Third, we do not see how Hernandez was prejudiced by the type of notice he received. Hernandez suggests that, given time to review the facts of the state case, he might have convinced the court below that he was innocent of the charges. But the court's stated ground for departure was the existence of serious pending charges (and a "no criminal conduct" bail-release condition), not Hernandez's likely guilt or innocence of those charges. Hernandez did not, and does not now, dispute the fact that he was awaiting trial on state charges when he committed the instant offense. Consequently, we do not see how Hernandez could have been helped by additional notice or additional time; and we are not surprised to learn from the record that Hernandez did not ask the judge for a continuance once he learned that the judge was considering a departure from the Guidelines.

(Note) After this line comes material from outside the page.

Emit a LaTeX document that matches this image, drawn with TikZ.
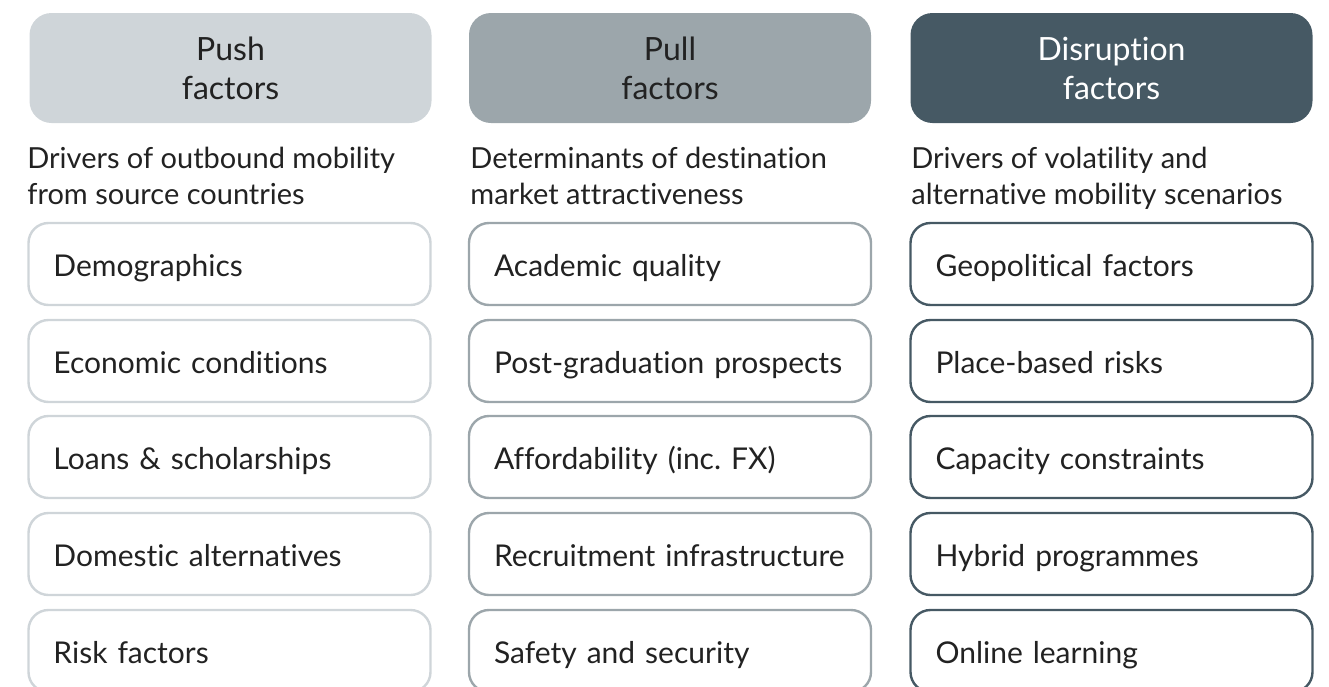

Fourth, we think a departure was justified on the facts of this case. See 18 U.S.C. Sec. 3742(e)(2); Diaz-Villafane, 874 F.2d at 49; United States v. Sturgis, 869 F.2d 54, 56-57 (2d Cir.1989). The Guidelines' introduction explains that departures are warranted in "atypical" cases, and Sec. 4A1.3 specifically authorizes a departure where the defendant committed the instant offense while awaiting trial on another serious charge. A departure on this ground makes sense, for a defendant undermines the integrity of the criminal justice system when he commits a crime while he is under its supervision and control. There is no question that Hernandez was actually awaiting trial on the state charges when he committed the instant offense. See Guidelines Sec. 4A1.3 (policy statement) (information on which departure is based must be reliable); Diaz-Villafane, 874 F.2d at 49 (same). Finally, by sentencing Hernandez as if he belonged in "criminal history" category II, rather than category I, the judge did not exceed his "considerable discretion in departure decisions," id. at 52, especially where, as here, this level of departure is specifically recommended by the Guidelines themselves, see Guidelines Sec. 4A1.3 (policy statement).

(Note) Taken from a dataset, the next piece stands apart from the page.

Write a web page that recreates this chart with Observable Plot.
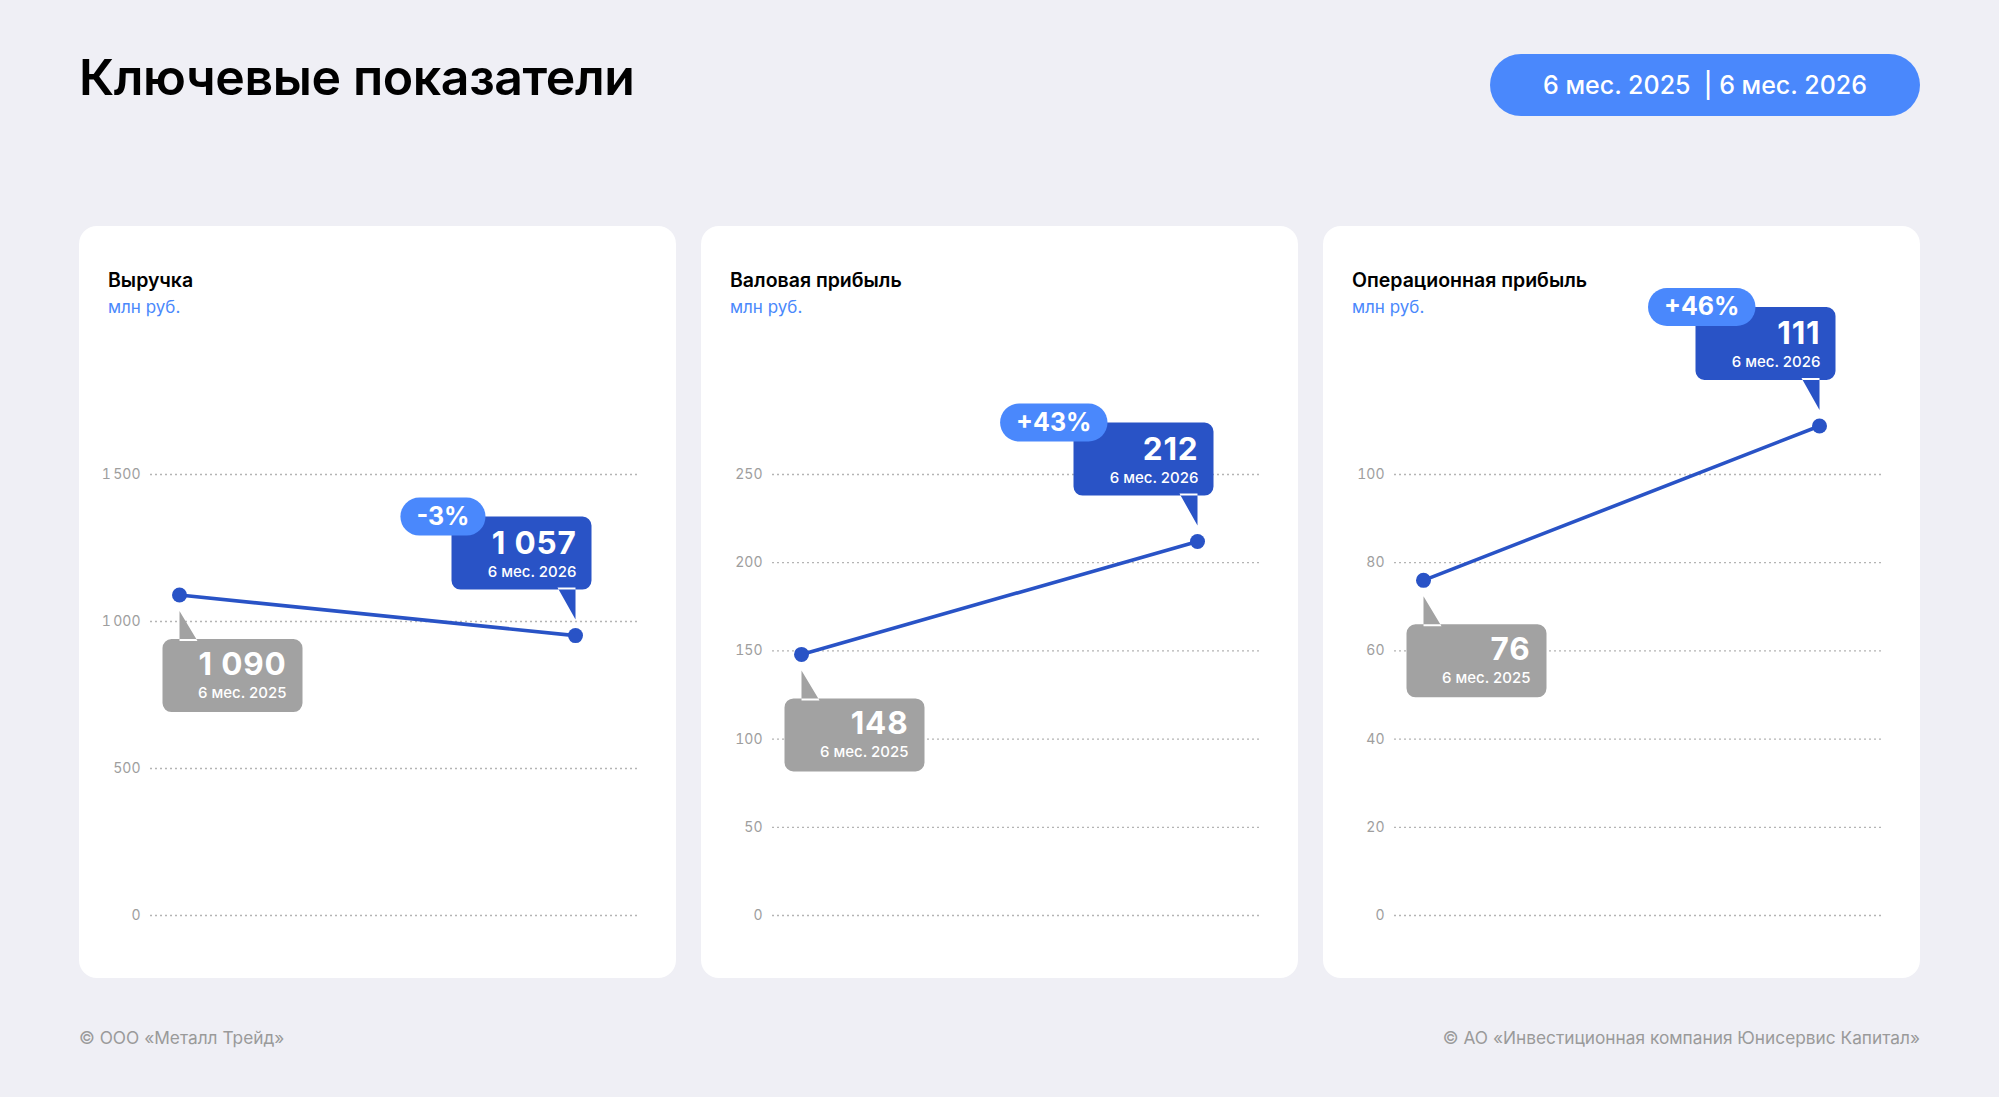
<!DOCTYPE html>
<html>
<head>
<meta charset="utf-8">
<script src="https://cdn.jsdelivr.net/npm/d3@7"></script>
<script src="https://cdn.jsdelivr.net/npm/@observablehq/plot@0.6"></script>
<style>
  html, body { margin: 0; padding: 0; }
  body { width: 1999px; height: 1097px; background: #efeff5; position: relative; overflow: hidden; font-family: Inter, "Noto Sans", sans-serif; }
  .title { position: absolute; left: 79px; top: 52px; font-size: 50px; line-height: 50px; font-weight: 600; color: #000; letter-spacing: -0.4px; }
  .period-pill { position: absolute; left: 1490px; top: 54px; width: 430px; height: 62px; border-radius: 31px; background: #4a88fc; color: #fff; display: flex; align-items: center; justify-content: center; font-size: 25px; font-weight: 500; white-space: pre; }
  .panel { position: absolute; top: 226px; width: 597px; height: 752px; background: #fff; border-radius: 18px; }
  .panel svg { position: absolute; left: 0; top: 0; overflow: visible; }
  .ptitle { position: absolute; left: 29px; top: 44px; font-size: 19.5px; line-height: 20px; font-weight: 600; color: #000; z-index: 2; }
  .punit { position: absolute; left: 29px; top: 73px; font-size: 17px; line-height: 17px; font-weight: 400; color: #4a88fc; z-index: 2; }
  .foot { position: absolute; top: 1029px; font-size: 17.3px; line-height: 17px; color: #9a9a9a; }
  .panel svg text.wide { letter-spacing: 0.8px; }
</style>
</head>
<body>
<script>
// ---- data ----
const periods = ["6 мес. 2025", "6 мес. 2026"];
const panelTitles = ["Выручка", "Валовая прибыль", "Операционная прибыль"];
const unitLabel = "млн руб.";
const revenueValues = [1090, 952];
const revenueLabels = ["1 090", "1 057"];
const grossValues = [148, 212];
const grossLabels = ["148", "212"];
const operatingValues = [76, 111];
const operatingLabels = ["76", "111"];
const changeLabels = ["-3%", "+43%", "+46%"];
const revenueTicks = [0, 500, 1000, 1500];
const grossTicks = [0, 50, 100, 150, 200, 250];
const operatingTicks = [0, 20, 40, 60, 80, 100];
const mainTitle = "Ключевые показатели";
const footLeft = "© ООО «Металл Трейд»";
const footRight = "© АО «Инвестиционная компания Юнисервис Капитал»";

// ---- styles ----
const BLUE = "#2953c6", GRAY = "#a2a2a2", LIGHT = "#4a88fc";
const FONT = "Inter, 'Noto Sans', sans-serif";
const locale = d3.formatLocale({decimal: ",", thousands: "\u2009", grouping: [3], currency: ["", ""]});
const tickFmt = locale.format(",");

function rr(ctx, x0, y0, x1, y1, r) {
  ctx.moveTo(x0 + r, y0);
  ctx.lineTo(x1 - r, y0);
  ctx.arcTo(x1, y0, x1, y0 + r, r);
  ctx.lineTo(x1, y1 - r);
  ctx.arcTo(x1, y1, x1 - r, y1, r);
  ctx.lineTo(x0 + r, y1);
  ctx.arcTo(x0, y1, x0, y1 - r, r);
  ctx.lineTo(x0, y0 + r);
  ctx.arcTo(x0, y0, x0 + r, y0, r);
  ctx.closePath();
}
const grayCallout = {draw(ctx) {
  rr(ctx, -17, 44, 123, 117, 9);
  ctx.moveTo(0, 16); ctx.lineTo(0, 46); ctx.lineTo(18, 46); ctx.closePath();
}};
const blueCallout = {draw(ctx) {
  rr(ctx, -124, -119, 16, -46, 9);
  ctx.moveTo(0, -16); ctx.lineTo(0, -48); ctx.lineTo(-18, -48); ctx.closePath();
}};
function pillSymbol(x0, x1) {
  return {draw(ctx) { rr(ctx, x0, -138, x1, -100, 19); }};
}
const measureCtx = document.createElement("canvas").getContext("2d");
function textWidth(t, font) { measureCtx.font = font; return measureCtx.measureText(t).width; }

// ---- page ----
const t = document.createElement("div"); t.className = "title"; t.textContent = mainTitle; document.body.appendChild(t);
const pp = document.createElement("div"); pp.className = "period-pill"; pp.textContent = periods[0] + "  | " + periods[1]; document.body.appendChild(pp);
const fl = document.createElement("div"); fl.className = "foot"; fl.style.left = "79px"; fl.textContent = footLeft; document.body.appendChild(fl);
const fr = document.createElement("div"); fr.className = "foot"; fr.style.right = "79px"; fr.textContent = footRight; document.body.appendChild(fr);

const panels = [
  {title: panelTitles[0], values: revenueValues, labels: revenueLabels, change: changeLabels[0], ticks: revenueTicks, left: 79, pillShift: 0},
  {title: panelTitles[1], values: grossValues, labels: grossLabels, change: changeLabels[1], ticks: grossTicks, left: 701, pillShift: 0},
  {title: panelTitles[2], values: operatingValues, labels: operatingLabels, change: changeLabels[2], ticks: operatingTicks, left: 1323, pillShift: 26}
];

for (const p of panels) {
  const div = document.createElement("div");
  div.className = "panel";
  div.style.left = p.left + "px";
  const h = document.createElement("div"); h.className = "ptitle"; h.textContent = p.title; div.appendChild(h);
  const u = document.createElement("div"); u.className = "punit"; u.textContent = unitLabel; div.appendChild(u);

  const data = periods.map((period, i) => ({period, value: p.values[i], label: p.labels[i]}));
  const first = [data[0]], last = [data[1]];
  const pillFont = `700 25px ${FONT}`;
  const pillW = textWidth(p.change, pillFont) + 32;
  const pillRight = -90 + p.pillShift;
  const pillLeft = pillRight - pillW;
  const pillCx = (pillLeft + pillRight) / 2;
  const top = p.ticks[p.ticks.length - 1];

  const chart = Plot.plot({
    width: 597,
    height: 752,
    marginLeft: 71,
    marginRight: 39,
    marginTop: 0,
    marginBottom: 0,
    style: {background: "transparent", fontFamily: FONT, overflow: "visible"},
    x: {type: "point", domain: periods, range: [100, 496], padding: 0, axis: null},
    y: {domain: [0, top], range: [689, 248], axis: null},
    marks: [
      Plot.gridY(p.ticks, {stroke: "#b4b4b4", strokeOpacity: 1, strokeWidth: 1.3, strokeDasharray: "2,3"}),
      Plot.axisY(p.ticks, {tickSize: 0, tickPadding: 10, tickFormat: tickFmt, fontSize: 14, fill: "#9e9e9e", label: null}),
      Plot.dot(first, {x: "period", y: "value", r: 1, symbol: grayCallout, fill: GRAY, stroke: null}),
      Plot.dot(last, {x: "period", y: "value", r: 1, symbol: blueCallout, fill: BLUE, stroke: null}),
      Plot.line(data, {x: "period", y: "value", stroke: BLUE, strokeWidth: 3.6}),
      Plot.dot(data, {x: "period", y: "value", r: 7.5, fill: BLUE, stroke: null}),
      Plot.text(first, {x: "period", y: "value", text: "label", textAnchor: "end", lineAnchor: "bottom", dx: 107, dy: 80, fill: "#fff", fontSize: 31.5, fontWeight: 700}),
      Plot.text(first, {x: "period", y: "value", text: "period", textAnchor: "end", lineAnchor: "bottom", dx: 107, dy: 103, fill: "#fff", fontSize: 15, fontWeight: 500}),
      Plot.text(last, {x: "period", y: "value", text: "label", textAnchor: "end", lineAnchor: "bottom", dx: 1, dy: -82, fill: "#fff", fontSize: 31.5, fontWeight: 700}),
      Plot.text(last, {x: "period", y: "value", text: "period", textAnchor: "end", lineAnchor: "bottom", dx: 1, dy: -59, fill: "#fff", fontSize: 15, fontWeight: 500}),
      Plot.dot(last, {x: "period", y: "value", r: 1, symbol: pillSymbol(pillLeft, pillRight), fill: LIGHT, stroke: null}),
      Plot.text(last, {x: "period", y: "value", text: () => p.change, textAnchor: "middle", lineAnchor: "middle", dx: pillCx, dy: -119, fill: "#fff", fontSize: 25, fontWeight: 700})
    ]
  });
  // widen the big value numbers slightly (letter-spacing) to match the reference typeface
  chart.querySelectorAll("g[font-size='31.5'] text").forEach(el => el.classList.add("wide"));
  div.appendChild(chart);
  document.body.appendChild(div);
}
</script>
</body>
</html>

In sum, because Hernandez did not ask for a continuance, and cannot suggest any significant benefit that would have come from asking, and because (1) the grounds for departure were plainly stated in the presentence report; (2) the Guidelines expressly authorize a departure on these grounds; (3) the Guidelines authorize a court to depart when it has an "atypical" case (provided it sets forth its reasons), and (4) the departure is reasonable in amount, we can find no significant prejudice and therefore no legal error in Hernandez's sentence.